For my children, today will be a history lesson. For my students, it is their life and their world.
Meanwhile, I am reading The Day the Babies Ran Away to my students. I smile and ask questions and show my students the pictures as a police car parks outside my classroom. A precaution, I assume.
None of my students notice.
We spend an hour in the auditorium celebrating the installation of solar panels on the rooftop of our school. Our band plays “You are My Sunshine.” Our choir sings a song from last night’s winter concert. We watch a video that shows how the energy from the sun is converted to electricity. Our school’s acting troupe performs a skit demonstrating the value of clean energy. Our town’s mayor addresses our student body. A Board of Education member and several other dignitaries follow with brief speeches of their own. My soon-to-be departing student is chosen to cut the ceremonial ribbon.

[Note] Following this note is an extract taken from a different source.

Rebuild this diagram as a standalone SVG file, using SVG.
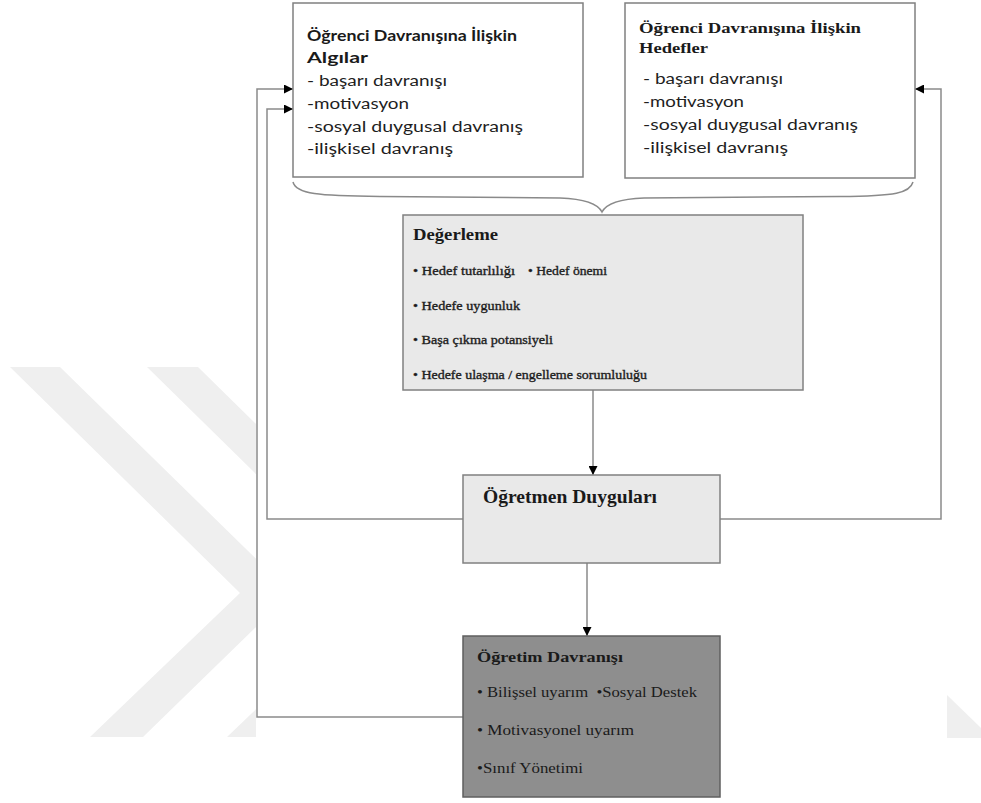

The children laugh. They sit on the edge of their seats. They beam with pride over their school’s energy initiative. As they celebrate, their teachers pretend to celebrate. We are the real acting troupe on this day. We can think about nothing but an entire kindergarten class wiped off this Earth by a crazy man with a gun. We correct behavior and praise attentiveness and applaud our students’ performances, but we cannot stop thinking about the decisions and sacrifices made by our fellow teachers in a town just down the road.
We return to our classroom. Some of my students are crying now because their friend is leaving them for the last time. I watch them cry tears that I have been holding back all day long. I cannot afford to shed even a single tear for my departing student because the floodgate holding back my tears is a precarious one.
The principal comes on the intercom to remind teachers to be vigilant during dismissal today. His words are intentionally vague and nondescript, meant only for the ears of adults, but my students are the elder statesmen of the school and immediately know that something is wrong. Someone points to the police car in front of the school and connects it to the principal’s message. Eyes turn from the intercom speaker to the police cruiser to me. The looks on their faces are that of concern and fear.
“Was there another shooting?” a student asks.
I can’t believe how quickly they have put it together. It takes everything I have to speak in a level voice. I tell the kids that something unfortunate has happened, but it has happened very far away and there is no danger. “When bad things happen, parents and teachers like to worry, so we’re just being extra careful today. But you have nothing to be afraid of and nothing to worry about. I promise you.”
The bell rings. Students leave. There are more tears for my departing student. Hugs. High fives. Assurances that calls and texts and emails are forthcoming. They are crying for the loss of their friend, and I want to cry to. I still cannot. The buses have yet to be called. I must continue to operate my teaching puppet for the sake of the students waiting for buses. I must look brave and calm and even happy for these children who are losing a friend and losing a little more of the innocence that their world once possessed.
In moments they will pass through the doors of my classroom and face the reality of what has happened in a school that looks so frightfully like their own. They will have to come to terms with the idea of twenty dead children in a school just like their own.
I don’t know how they will ever do it.